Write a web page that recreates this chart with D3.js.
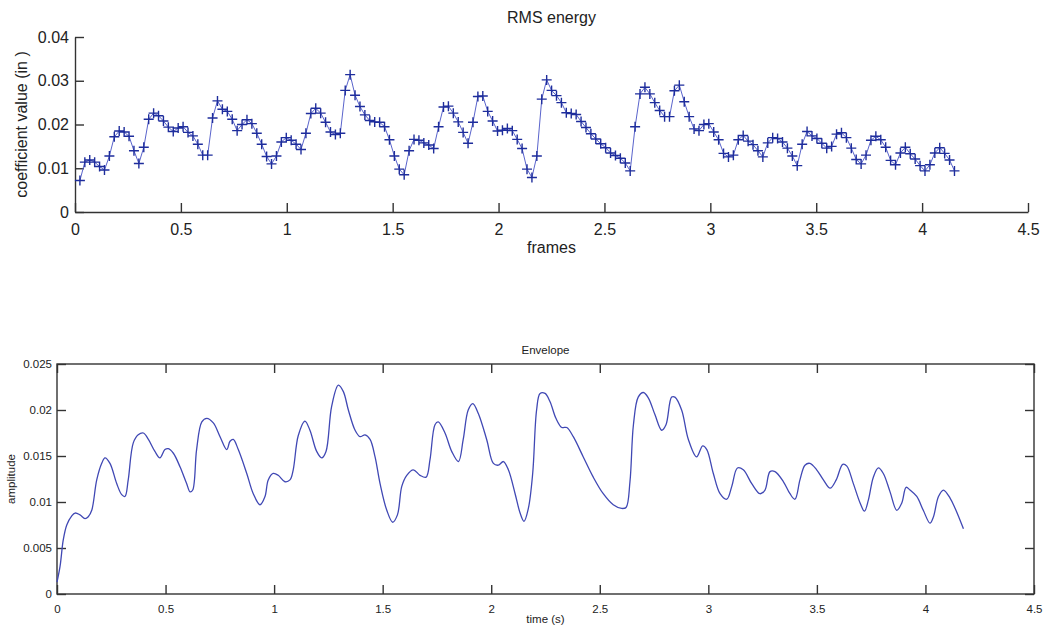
==
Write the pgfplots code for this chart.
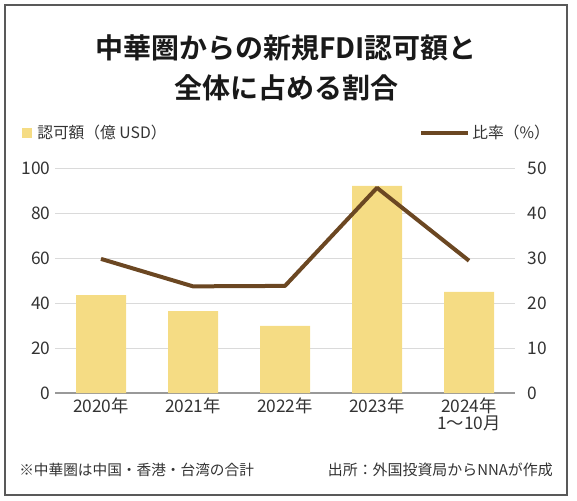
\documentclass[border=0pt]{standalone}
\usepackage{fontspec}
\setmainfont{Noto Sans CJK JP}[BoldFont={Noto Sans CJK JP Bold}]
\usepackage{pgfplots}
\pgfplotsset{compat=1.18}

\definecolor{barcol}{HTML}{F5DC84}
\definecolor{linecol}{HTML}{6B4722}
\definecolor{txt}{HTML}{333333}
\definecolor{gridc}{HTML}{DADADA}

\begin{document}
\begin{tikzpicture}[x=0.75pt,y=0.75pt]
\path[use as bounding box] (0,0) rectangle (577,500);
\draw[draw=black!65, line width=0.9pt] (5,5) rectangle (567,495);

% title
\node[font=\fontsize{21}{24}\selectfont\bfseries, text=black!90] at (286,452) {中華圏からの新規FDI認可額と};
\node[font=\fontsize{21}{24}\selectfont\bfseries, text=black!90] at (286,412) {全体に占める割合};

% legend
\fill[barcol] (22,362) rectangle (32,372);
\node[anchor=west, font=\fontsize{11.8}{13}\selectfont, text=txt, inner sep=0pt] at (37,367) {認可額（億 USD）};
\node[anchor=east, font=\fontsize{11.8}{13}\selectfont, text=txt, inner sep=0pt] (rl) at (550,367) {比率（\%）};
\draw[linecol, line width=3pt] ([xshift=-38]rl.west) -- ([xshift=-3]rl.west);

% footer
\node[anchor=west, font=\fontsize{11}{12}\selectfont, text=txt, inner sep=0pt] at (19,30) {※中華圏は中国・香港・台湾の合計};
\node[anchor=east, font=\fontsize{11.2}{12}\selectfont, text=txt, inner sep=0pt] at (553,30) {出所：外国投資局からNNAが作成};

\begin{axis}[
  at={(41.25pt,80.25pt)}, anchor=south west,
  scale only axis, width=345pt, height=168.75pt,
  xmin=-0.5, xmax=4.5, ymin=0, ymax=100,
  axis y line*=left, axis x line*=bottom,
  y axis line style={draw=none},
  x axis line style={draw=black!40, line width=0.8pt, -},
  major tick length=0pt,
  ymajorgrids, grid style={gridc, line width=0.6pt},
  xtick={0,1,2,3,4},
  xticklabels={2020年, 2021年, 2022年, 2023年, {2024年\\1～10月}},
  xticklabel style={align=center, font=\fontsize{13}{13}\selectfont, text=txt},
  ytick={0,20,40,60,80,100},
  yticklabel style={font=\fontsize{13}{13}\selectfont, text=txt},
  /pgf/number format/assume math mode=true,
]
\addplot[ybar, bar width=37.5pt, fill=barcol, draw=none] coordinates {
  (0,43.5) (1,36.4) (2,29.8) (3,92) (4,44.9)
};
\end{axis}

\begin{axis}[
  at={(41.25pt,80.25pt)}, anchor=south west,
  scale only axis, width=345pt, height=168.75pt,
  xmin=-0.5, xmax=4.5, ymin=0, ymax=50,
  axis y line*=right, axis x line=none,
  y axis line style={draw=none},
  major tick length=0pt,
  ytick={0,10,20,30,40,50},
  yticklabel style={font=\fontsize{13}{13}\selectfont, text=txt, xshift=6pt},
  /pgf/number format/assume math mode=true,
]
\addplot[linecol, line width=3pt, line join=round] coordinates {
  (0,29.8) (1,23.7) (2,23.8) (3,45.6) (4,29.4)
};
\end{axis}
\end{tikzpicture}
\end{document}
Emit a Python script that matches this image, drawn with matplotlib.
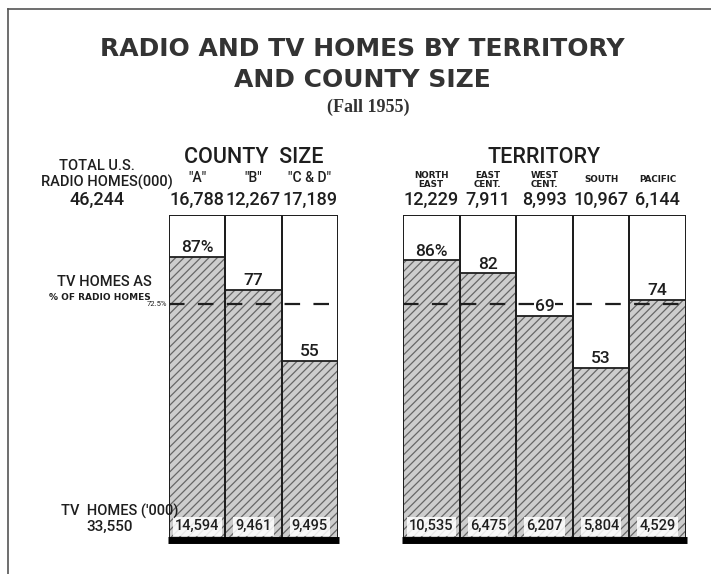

• **STATED EXERCISE**
Take every line from the data above that holds "this" and copy it out.

• **THE ANSWER**
Write a web page that recreates this chart with D3.js.
Write the pgfplots code for this chart.
Emit a Python script that matches this image, drawn with matplotlib.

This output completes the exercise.